**INSTRUCTION:** Find the word "this" in the material below and gather every line that contains it.

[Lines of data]
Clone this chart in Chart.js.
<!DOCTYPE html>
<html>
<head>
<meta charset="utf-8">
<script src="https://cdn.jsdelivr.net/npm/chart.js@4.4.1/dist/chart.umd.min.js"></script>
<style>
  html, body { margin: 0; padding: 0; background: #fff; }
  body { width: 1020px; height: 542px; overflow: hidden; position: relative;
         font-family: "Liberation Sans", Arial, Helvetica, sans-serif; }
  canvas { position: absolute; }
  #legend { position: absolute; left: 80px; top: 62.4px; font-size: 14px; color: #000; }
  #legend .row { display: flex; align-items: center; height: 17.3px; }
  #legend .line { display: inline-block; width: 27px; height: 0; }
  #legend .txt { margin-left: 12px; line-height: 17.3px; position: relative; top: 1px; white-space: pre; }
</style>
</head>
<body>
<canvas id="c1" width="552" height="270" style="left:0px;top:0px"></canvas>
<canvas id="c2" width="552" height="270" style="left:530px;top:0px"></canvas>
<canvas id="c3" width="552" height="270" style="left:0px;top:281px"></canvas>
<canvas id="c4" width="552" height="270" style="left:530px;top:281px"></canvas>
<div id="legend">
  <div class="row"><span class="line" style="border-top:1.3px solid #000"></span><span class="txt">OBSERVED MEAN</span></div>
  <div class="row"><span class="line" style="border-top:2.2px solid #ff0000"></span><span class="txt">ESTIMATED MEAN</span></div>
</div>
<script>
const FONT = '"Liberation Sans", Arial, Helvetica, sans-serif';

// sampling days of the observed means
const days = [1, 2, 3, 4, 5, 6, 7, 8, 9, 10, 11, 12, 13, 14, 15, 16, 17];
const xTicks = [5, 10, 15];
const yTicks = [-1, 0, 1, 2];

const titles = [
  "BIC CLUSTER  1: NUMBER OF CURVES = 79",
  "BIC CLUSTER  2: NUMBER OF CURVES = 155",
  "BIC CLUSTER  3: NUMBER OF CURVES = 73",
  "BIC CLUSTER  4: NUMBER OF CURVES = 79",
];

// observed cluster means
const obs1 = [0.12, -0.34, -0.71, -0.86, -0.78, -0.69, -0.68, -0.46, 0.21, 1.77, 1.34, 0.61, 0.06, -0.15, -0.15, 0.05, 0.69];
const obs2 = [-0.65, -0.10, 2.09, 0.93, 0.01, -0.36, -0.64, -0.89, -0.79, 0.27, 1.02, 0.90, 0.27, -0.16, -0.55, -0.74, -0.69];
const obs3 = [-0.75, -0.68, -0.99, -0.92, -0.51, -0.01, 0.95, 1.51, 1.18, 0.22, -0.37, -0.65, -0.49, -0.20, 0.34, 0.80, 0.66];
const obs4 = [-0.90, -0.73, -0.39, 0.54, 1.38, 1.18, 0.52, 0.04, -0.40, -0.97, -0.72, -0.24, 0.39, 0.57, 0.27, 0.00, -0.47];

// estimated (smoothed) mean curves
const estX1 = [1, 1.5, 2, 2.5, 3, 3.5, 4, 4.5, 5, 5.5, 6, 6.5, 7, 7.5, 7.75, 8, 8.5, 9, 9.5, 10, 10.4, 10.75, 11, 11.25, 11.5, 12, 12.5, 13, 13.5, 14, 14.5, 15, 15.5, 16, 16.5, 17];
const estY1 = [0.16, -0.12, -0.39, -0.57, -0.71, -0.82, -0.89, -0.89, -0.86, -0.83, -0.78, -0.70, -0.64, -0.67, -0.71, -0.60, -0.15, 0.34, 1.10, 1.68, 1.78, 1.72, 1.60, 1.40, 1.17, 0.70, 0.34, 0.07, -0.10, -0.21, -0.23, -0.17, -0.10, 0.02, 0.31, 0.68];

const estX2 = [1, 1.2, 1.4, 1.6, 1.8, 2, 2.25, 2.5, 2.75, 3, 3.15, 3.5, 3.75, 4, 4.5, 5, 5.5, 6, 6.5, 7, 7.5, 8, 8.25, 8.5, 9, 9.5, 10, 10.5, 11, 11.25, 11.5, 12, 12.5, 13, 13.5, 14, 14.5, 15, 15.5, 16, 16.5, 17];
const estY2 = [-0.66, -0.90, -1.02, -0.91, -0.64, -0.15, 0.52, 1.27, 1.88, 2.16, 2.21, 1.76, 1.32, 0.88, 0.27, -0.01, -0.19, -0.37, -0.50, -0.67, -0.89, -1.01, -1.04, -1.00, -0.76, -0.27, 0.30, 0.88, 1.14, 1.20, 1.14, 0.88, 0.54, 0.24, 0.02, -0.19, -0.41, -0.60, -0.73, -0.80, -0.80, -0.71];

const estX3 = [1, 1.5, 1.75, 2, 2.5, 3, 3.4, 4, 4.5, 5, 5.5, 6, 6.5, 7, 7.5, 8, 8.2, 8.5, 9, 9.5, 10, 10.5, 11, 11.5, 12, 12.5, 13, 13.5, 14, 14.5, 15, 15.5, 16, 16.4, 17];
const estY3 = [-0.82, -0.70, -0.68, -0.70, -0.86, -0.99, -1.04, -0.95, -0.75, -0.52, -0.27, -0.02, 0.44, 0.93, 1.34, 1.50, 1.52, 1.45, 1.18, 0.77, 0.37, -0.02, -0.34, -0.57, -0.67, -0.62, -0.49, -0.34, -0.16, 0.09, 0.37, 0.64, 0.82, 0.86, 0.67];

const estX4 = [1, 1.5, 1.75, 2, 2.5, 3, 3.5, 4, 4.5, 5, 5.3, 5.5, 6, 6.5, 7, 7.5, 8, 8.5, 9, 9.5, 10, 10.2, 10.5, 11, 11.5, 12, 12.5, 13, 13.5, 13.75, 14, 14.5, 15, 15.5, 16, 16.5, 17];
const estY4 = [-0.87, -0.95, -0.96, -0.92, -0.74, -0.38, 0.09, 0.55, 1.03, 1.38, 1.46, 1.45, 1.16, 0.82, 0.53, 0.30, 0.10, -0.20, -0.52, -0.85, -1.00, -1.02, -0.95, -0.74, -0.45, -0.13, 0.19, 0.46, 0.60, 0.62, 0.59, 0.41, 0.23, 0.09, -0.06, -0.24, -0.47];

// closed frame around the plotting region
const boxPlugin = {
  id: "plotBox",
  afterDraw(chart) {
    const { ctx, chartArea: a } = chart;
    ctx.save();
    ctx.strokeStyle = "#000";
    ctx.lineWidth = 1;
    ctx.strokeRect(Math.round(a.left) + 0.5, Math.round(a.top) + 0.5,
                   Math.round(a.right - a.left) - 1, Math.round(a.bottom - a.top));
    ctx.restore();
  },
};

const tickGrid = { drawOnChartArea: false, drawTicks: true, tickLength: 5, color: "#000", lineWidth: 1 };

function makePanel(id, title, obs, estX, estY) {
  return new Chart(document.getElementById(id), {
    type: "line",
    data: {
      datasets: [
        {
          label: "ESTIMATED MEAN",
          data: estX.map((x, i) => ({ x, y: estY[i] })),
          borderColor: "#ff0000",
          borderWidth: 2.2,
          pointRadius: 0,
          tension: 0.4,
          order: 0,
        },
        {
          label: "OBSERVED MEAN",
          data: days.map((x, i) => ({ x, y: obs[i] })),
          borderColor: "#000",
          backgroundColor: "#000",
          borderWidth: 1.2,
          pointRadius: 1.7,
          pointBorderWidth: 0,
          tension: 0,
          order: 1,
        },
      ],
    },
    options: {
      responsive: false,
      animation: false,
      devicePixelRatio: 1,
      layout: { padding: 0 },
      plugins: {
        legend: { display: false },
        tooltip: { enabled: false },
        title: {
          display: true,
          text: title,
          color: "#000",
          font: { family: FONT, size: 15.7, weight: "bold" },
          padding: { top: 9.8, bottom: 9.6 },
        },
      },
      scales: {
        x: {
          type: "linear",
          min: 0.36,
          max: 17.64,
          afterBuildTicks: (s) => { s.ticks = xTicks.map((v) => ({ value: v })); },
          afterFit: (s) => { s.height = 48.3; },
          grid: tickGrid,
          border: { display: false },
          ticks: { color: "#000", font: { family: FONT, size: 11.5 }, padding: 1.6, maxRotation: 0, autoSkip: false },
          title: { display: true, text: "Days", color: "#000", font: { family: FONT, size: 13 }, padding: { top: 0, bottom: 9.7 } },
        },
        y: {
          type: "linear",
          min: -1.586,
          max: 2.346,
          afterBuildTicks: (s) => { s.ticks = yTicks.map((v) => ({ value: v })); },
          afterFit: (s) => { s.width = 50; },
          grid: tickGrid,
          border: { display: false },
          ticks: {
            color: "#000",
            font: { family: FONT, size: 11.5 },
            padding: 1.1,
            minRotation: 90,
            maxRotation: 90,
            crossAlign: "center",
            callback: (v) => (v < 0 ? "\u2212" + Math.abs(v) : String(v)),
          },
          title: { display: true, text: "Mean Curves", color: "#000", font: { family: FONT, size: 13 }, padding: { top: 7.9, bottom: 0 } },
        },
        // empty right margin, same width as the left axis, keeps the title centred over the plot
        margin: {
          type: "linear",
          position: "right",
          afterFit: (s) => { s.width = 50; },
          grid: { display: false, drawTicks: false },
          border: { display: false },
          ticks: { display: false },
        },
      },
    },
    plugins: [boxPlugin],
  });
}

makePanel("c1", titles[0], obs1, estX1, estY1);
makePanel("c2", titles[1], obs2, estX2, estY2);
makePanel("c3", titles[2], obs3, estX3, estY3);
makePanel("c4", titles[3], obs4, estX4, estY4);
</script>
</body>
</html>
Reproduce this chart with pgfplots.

**SOLUTION:**
Clone this chart in Chart.js.
Reproduce this chart with pgfplots.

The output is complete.